*Direction*. Return each line of the listing that contains the string "source".
___ Listing
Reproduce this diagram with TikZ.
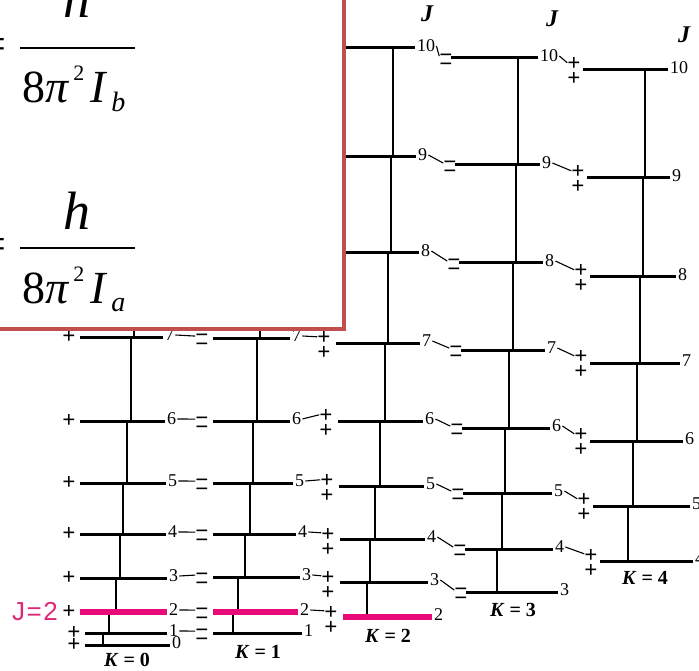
\documentclass[tikz,border=0pt]{standalone}
\usepackage{fontspec}
\setmainfont{Liberation Serif}
\newfontfamily\sansf{Liberation Sans}
\usetikzlibrary{calc}
\definecolor{hlpink}{RGB}{232,10,120}
\definecolor{jpink}{RGB}{222,40,120}
\definecolor{boxred}{RGB}{192,80,77}
\tikzset{
  level/.style={line width=3pt},
  hllevel/.style={line width=6pt, draw=hlpink},
  vconn/.style={line width=1.6pt},
  tie/.style={line width=1.1pt},
  jlab/.style={font=\fontsize{18}{18}\selectfont, inner sep=0pt, anchor=west},
  sgnplus/.style={font=\fontsize{23}{15}\selectfont\bfseries, inner sep=0pt, align=center},
  sgnminus/.style={font=\fontsize{23}{9}\selectfont\bfseries, inner sep=0pt, align=center},
  klab/.style={font=\fontsize{20}{20}\selectfont, inner sep=0pt},
  jhead/.style={font=\fontsize{24}{24}\selectfont\bfseries\itshape, inner sep=0pt},
}
\newcommand\Klab[1]{\textbf{\textit{K}}\kern5pt\textbf{=}\kern5pt\textbf{#1}}
% #1 K, #2 style, #3 sign text, #4 sign offset, #5 list J/y/xleft/xright
\newcommand\DrawLevels[5]{%
  \foreach \J/\yy/\xa/\xb in {#5} {
    \coordinate (a#1-\J) at (\xa,\yy);
    \coordinate (b#1-\J) at (\xb,\yy);
    \draw[level] (a#1-\J) -- (b#1-\J);
    \node[jlab] (L#1-\J) at ($(b#1-\J)+(2,-2)$) {\J};
    \node[#2] (S#1-\J) at ($(a#1-\J)+#4$) {#3};
  }%
}
% #1 K, #2 list J/Jminus1/x
\newcommand\DrawVert[2]{%
  \foreach \J/\Jm/\xv in {#2} {
    \coordinate (vx) at (\xv,0);
    \draw[vconn] (vx |- a#1-\J) -- (vx |- a#1-\Jm);
  }%
}
\begin{document}
\begin{tikzpicture}[x=1pt,y=-1pt]
\useasboundingbox (0,0) rectangle (699,671);
\clip (0,0) rectangle (699,671);

% ---- energy levels ----
\DrawLevels{0}{sgnplus}{+}{(-11,0)}{0/645/85/170, 1/633/85/167, 2/612/80/167, 3/578/80/167, 4/534/80/166, 5/483/80/166, 6/421/80/165, 7/337/80/163}
\DrawLevels{1}{sgnminus}{−\\−}{(-11,5)}{1/633/213/302, 2/612/213/298, 3/577/213/300, 4/534/213/296, 5/483/213/293, 6/421/213/290, 7/338/213/290}
\DrawLevels{2}{sgnplus}{+\\+}{(-12,3)}{2/617/343/432, 3/582/340/428, 4/539/340/425, 5/486/339/424, 6/421/338/423, 7/343/336/420, 8/253/335/419, 9/157/334/416, 10/48/333/415}
\DrawLevels{3}{sgnminus}{−\\−}{(-5,5)}{3/592/466/558, 4/549/465/553, 5/493/463/552, 6/428/462/550, 7/350/461/545, 8/263/459/543, 9/165/455/540, 10/58/451/538}
\DrawLevels{4}{sgnplus}{+\\+}{(-9,2)}{4/561/600/693, 5/506/593/690, 6/441/590/683, 7/363/590/680, 8/277/590/676, 9/178/587/670, 10/70/583/668}

% ---- vertical connectors within each K column ----
\DrawVert{0}{1/0/103, 2/1/109, 3/2/116, 4/3/120, 5/4/123, 6/5/127, 7/6/131}
\DrawVert{1}{2/1/233, 3/2/238, 4/3/245, 5/4/250, 6/5/253, 7/6/257}
\DrawVert{2}{3/2/367, 4/3/370, 5/4/375, 6/5/380, 7/6/385, 8/7/388, 9/8/391, 10/9/393}
\DrawVert{3}{4/3/497, 5/4/502, 6/5/505, 7/6/509, 8/7/513, 9/8/516, 10/9/518}
\DrawVert{4}{5/4/628, 6/5/633, 7/6/637, 8/7/640, 9/8/643, 10/9/645}
\coordinate (t0) at (134,0);
\coordinate (t1) at (260,0);
\draw[vconn] (t0 |- a0-7) -- ++(0,-12);
\draw[vconn] (t1 |- a1-7) -- ++(0,-12);

% ---- ties from J label to the next column ----
\foreach \J in {1,...,7} \draw[tie] ($(L0-\J.east)+(1,0)$) -- ($(S1-\J.north west)+(0,2)$);
\foreach \J in {2,...,7} \draw[tie] ($(L1-\J.east)+(1,0)$) -- ($(S2-\J.north west)+(0,5)$);
\foreach \J in {3,...,10} \draw[tie] ($(L2-\J.east)+(1,0)$) -- ($(S3-\J.north west)+(0,2)$);
\foreach \J in {4,...,10} \draw[tie] ($(L3-\J.east)+(1,0)$) -- ($(S4-\J.north west)+(0,5)$);

% ---- highlighted J=2 levels ----
\draw[hllevel] (a0-2) -- (b0-2);
\draw[hllevel] (a1-2) -- (b1-2);
\draw[hllevel] (a2-2) -- (b2-2);

% ---- K labels ----
\node[klab] (k0) at (127,660) {\Klab{0}};
\node[klab] (k1) at (258,652) {\Klab{1}};
\node[klab] (k2) at (388,636) {\Klab{2}};
\node[klab] (k3) at (513,610) {\Klab{3}};
\node[klab] (k4) at (645,578) {\Klab{4}};

% ---- J headers ----
\node[jhead] (jh2) at (427,14) {J};
\node[jhead] (jh3) at (552,19) {J};
\node[jhead] (jh4) at (684,35) {J};

% ---- overlay box with formulas ----
\draw[boxred, line width=4pt, fill=white] (-20,-20) rectangle (344,329);
\foreach \by/\nb/\sb [count=\i] in {48/18/b, 248/230/a} {
  \draw[line width=2.2pt] (20,\by) -- (135,\by);
  \node[anchor=base, inner sep=0pt, font=\fontsize{54}{54}\selectfont\itshape] (num\i) at (77,\nb) {h};
  \node[anchor=base west, inner sep=0pt, font=\fontsize{46}{46}\selectfont] (den\i) at (22,\by+55)
    {8\textit{π}\kern4pt\raisebox{22pt}{\fontsize{22}{22}\selectfont 2}\kern6pt\textit{I}\kern4pt\raisebox{-9pt}{\fontsize{28}{28}\selectfont\textit{\sb}}};
  \node[anchor=east, inner sep=0pt, font=\fontsize{46}{46}\selectfont] (eq\i) at (7,\by+1) {=};
}

% ---- J=2 annotation ----
\node[anchor=base west, inner sep=0pt, font=\sansf\fontsize{26}{26}\selectfont, text=jpink] (jtwo) at (12,620) {J\kern1.5pt=\kern1.5pt2};
\end{tikzpicture}
\end{document}
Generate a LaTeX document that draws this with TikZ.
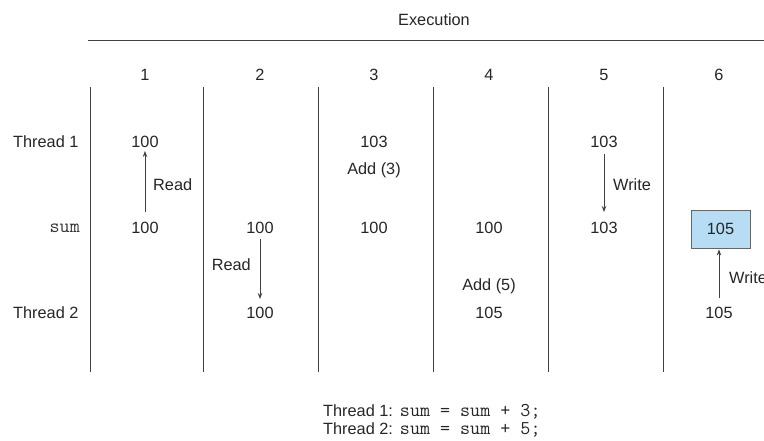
\documentclass[tikz,border=0pt]{standalone}
\usepackage{fontspec}
\setmainfont{Liberation Sans}
\usetikzlibrary{arrows.meta}
\definecolor{cellblue}{RGB}{182,221,243}
\newcommand{\codesize}{\fontsize{19.5}{21}\selectfont\ttfamily}
\begin{document}
\begin{tikzpicture}[x=1pt,y=-1pt,
  lbl/.style={font=\fontsize{16.3}{19}\selectfont, inner sep=0pt, text=black!85},
  code/.style={font=\codesize, inner sep=0pt, text=black!80},
  rule/.style={draw=black!75, line width=0.9pt},
  flow/.style={draw=black!75, line width=0.9pt, -{Stealth[length=6pt,width=4.5pt]}},
  cell/.style={lbl, anchor=center}]
\useasboundingbox (0,0) rectangle (764,441);

% header and time rule
\node[lbl] (exec) at (434,20) {Execution};
\coordinate (hl) at (88,40);
\coordinate (hr) at (764,40);
\draw[rule] (hl) -- (hr);

% step numbers
\foreach \i/\x in {1/145,2/260,3/374,4/489,5/604,6/719}
  \node[lbl] (n\i) at (\x,75) {\i};

% column separators
\foreach \i/\x in {0/90,1/203,2/318,3/433,4/548,5/663} {
  \coordinate (st\i) at (\x,87);
  \coordinate (sb\i) at (\x,372);
  \draw[rule] (st\i) -- (sb\i);
}

% row labels
\node[lbl, anchor=west] (t1) at (13,142) {Thread 1};
\node[code, anchor=east] (sumlbl) at (80,228) {sum};
\node[lbl, anchor=west] (t2) at (13,313) {Thread 2};

% step 1
\node[cell] (a1) at (145,142) {100};
\node[cell] (s1) at (145,228) {100};
\draw[flow, shorten <=10pt, shorten >=3pt] (s1) -- (a1);
\node[lbl, anchor=west] (r1) at (153,185) {Read};

% step 2
\node[cell] (s2) at (260,228) {100};
\node[cell] (b2) at (260,313) {100};
\draw[flow, shorten <=5pt, shorten >=8pt] (s2) -- (b2);
\node[lbl, anchor=east] (r2) at (251,265) {Read};

% step 3
\node[cell] (a3) at (374,142) {103};
\node[cell] (add3) at (374,170) {Add (3)};
\node[cell] (s3) at (374,228) {100};

% step 4
\node[cell] (s4) at (489,228) {100};
\node[cell] (add5) at (489,286) {Add (5)};
\node[cell] (b4) at (489,313) {105};

% step 5
\node[cell] (a5) at (604,142) {103};
\node[cell] (s5) at (604,228) {103};
\draw[flow, shorten <=6pt, shorten >=10pt] (a5) -- (s5);
\node[lbl, anchor=west] (w5) at (613,185) {Write};

% step 6
\node[lbl, draw=black!60, line width=0.8pt, fill=cellblue,
      minimum width=59pt, minimum height=38pt] (s6) at (720.5,229) {105};
\node[cell] (b6) at (719,313) {105};
\draw[flow, shorten <=9pt, shorten >=1pt] (b6) -- (b6 |- s6.south);
\node[lbl, anchor=west] (w6) at (729,278) {Write};

% source statements
\node[lbl, anchor=west] (c1) at (323,412) {Thread 1:\hspace{7pt}{\codesize sum = sum + 3;}};
\node[lbl, anchor=west] (c2) at (323,430) {Thread 2:\hspace{7pt}{\codesize sum = sum + 5;}};
\end{tikzpicture}
\end{document}
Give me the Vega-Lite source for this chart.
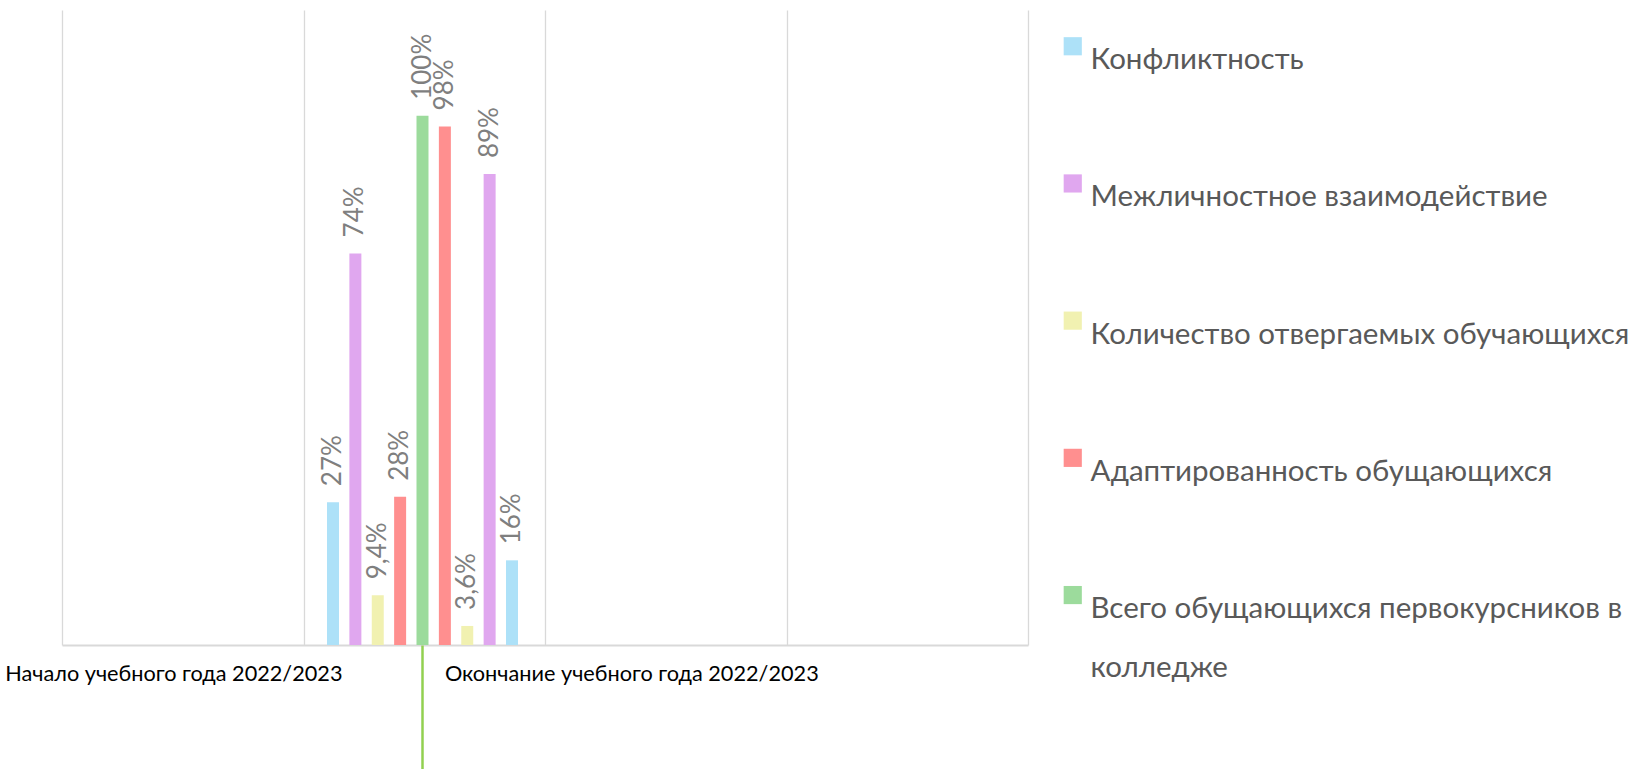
{
  "$schema": "https://vega.github.io/schema/vega-lite/v6.json",
  "width": 966,
  "height": 635,
  "autosize": {"type": "none"},
  "padding": {"left": 62, "top": 10, "right": 605, "bottom": 124},
  "background": "white",
  "config": {
    "view": {"stroke": null},
    "font": "Lato",
    "locale": {"number": {"decimal": ",", "thousands": "\u00a0", "grouping": [3], "currency": ["", " ₽"]}}
  },
  "data": {
    "values": [
      {"period": "Начало учебного года 2022/2023", "series": "Конфликтность", "value": 0.27},
      {"period": "Начало учебного года 2022/2023", "series": "Межличностное взаимодействие", "value": 0.74},
      {"period": "Начало учебного года 2022/2023", "series": "Количество отвергаемых обучающихся", "value": 0.094},
      {"period": "Начало учебного года 2022/2023", "series": "Адаптированность обущающихся", "value": 0.28},
      {"period": "Начало учебного года 2022/2023", "series": "Всего обущающихся первокурсников в колледже", "value": 1.0},
      {"period": "Окончание учебного года 2022/2023", "series": "Адаптированность обущающихся", "value": 0.98},
      {"period": "Окончание учебного года 2022/2023", "series": "Количество отвергаемых обучающихся", "value": 0.036},
      {"period": "Окончание учебного года 2022/2023", "series": "Межличностное взаимодействие", "value": 0.89},
      {"period": "Окончание учебного года 2022/2023", "series": "Конфликтность", "value": 0.16}
    ]
  },
  "transform": [{"calculate": "datum.period + ' | ' + datum.series", "as": "key"}],
  "layer": [
    {
      "mark": {"type": "rule", "opacity": 0},
      "encoding": {
        "x": {
          "datum": 0,
          "type": "quantitative",
          "scale": {"domain": [0, 4], "nice": false, "zero": false},
          "axis": {"orient": "bottom", "values": [0, 1, 2, 3, 4], "grid": true, "gridColor": "#d9d9d9", "gridWidth": 1.3, "labels": false, "ticks": false, "domain": true, "domainColor": "#d9d9d9", "domainWidth": 2, "title": null}
        }
      }
    },
    {
      "layer": [
        {
          "mark": {"type": "bar"},
          "encoding": {
            "x": {
              "field": "key",
              "type": "nominal",
              "sort": null,
              "scale": {"range": [265, 456], "paddingInner": 0.464, "paddingOuter": 0},
              "axis": {
                "orient": "bottom",
                "title": null,
                "grid": false,
                "domain": false,
                "tickSize": 124,
                "tickWidth": 2.5,
                "tickColor": {"condition": {"test": "indexof(datum.value, 'Всего') >= 0", "value": "#92d050"}, "value": "transparent"},
                "labelExpr": "indexof(datum.value, 'Всего') >= 0 || datum.value == 'Окончание учебного года 2022/2023 | Адаптированность обущающихся' ? split(datum.value, ' | ')[0] : ''",
                "labelAlign": {"condition": {"test": "indexof(datum.value, 'Всего') >= 0", "value": "right"}, "value": "left"},
                "labelOffset": {"condition": {"test": "indexof(datum.value, 'Всего') >= 0", "value": -80}, "value": 0},
                "labelPadding": -106,
                "labelFontSize": 21.7,
                "labelColor": "#000000",
                "labelAngle": 0,
                "labelOverlap": false,
                "labelBound": false,
                "labelFlush": false,
                "labelLimit": 0
              }
            },
            "y": {
              "field": "value",
              "type": "quantitative",
              "scale": {"domain": [0, 1.2], "nice": false},
              "axis": null
            },
            "color": {
              "field": "series",
              "type": "nominal",
              "scale": {
                "domain": ["Конфликтность", "Межличностное взаимодействие", "Количество отвергаемых обучающихся", "Адаптированность обущающихся", "Всего обущающихся первокурсников в колледже"],
                "range": ["#ade1f8", "#e0a7ef", "#f1f1b1", "#ff8f8f", "#9cdb9c"]
              },
              "legend": {
                "orient": "none",
                "legendX": 996,
                "legendY": 21.5,
                "title": null,
                "padding": 0,
                "symbolType": "square",
                "symbolSize": 330,
                "symbolStrokeWidth": 0,
                "labelFontSize": 29.5,
                "labelColor": "#595959",
                "labelFont": "Lato",
                "labelBaseline": "top",
                "labelOffset": 3,
                "rowPadding": 93.2,
                "labelLimit": 0,
                "labelExpr": "datum.label == 'Всего обущающихся первокурсников в колледже' ? ['Всего обущающихся первокурсников в', 'колледже'] : datum.label",
                "encode": {"labels": {"update": {"lineHeight": {"value": 59}}}}
              }
            }
          }
        },
        {
          "mark": {"type": "text", "angle": 270, "align": "left", "baseline": "middle", "dx": 16, "fontSize": 26, "color": "#7f7f7f", "font": "Lato"},
          "encoding": {
            "x": {"field": "key", "type": "nominal", "sort": null},
            "y": {"field": "value", "type": "quantitative"},
            "text": {"field": "value", "type": "quantitative", "format": ".2~%"}
          }
        }
      ]
    }
  ],
  "resolve": {"scale": {"x": "independent"}, "axis": {"x": "independent"}}
}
______
*Task result*.
% source statements
Give me the Vega-Lite source for this chart.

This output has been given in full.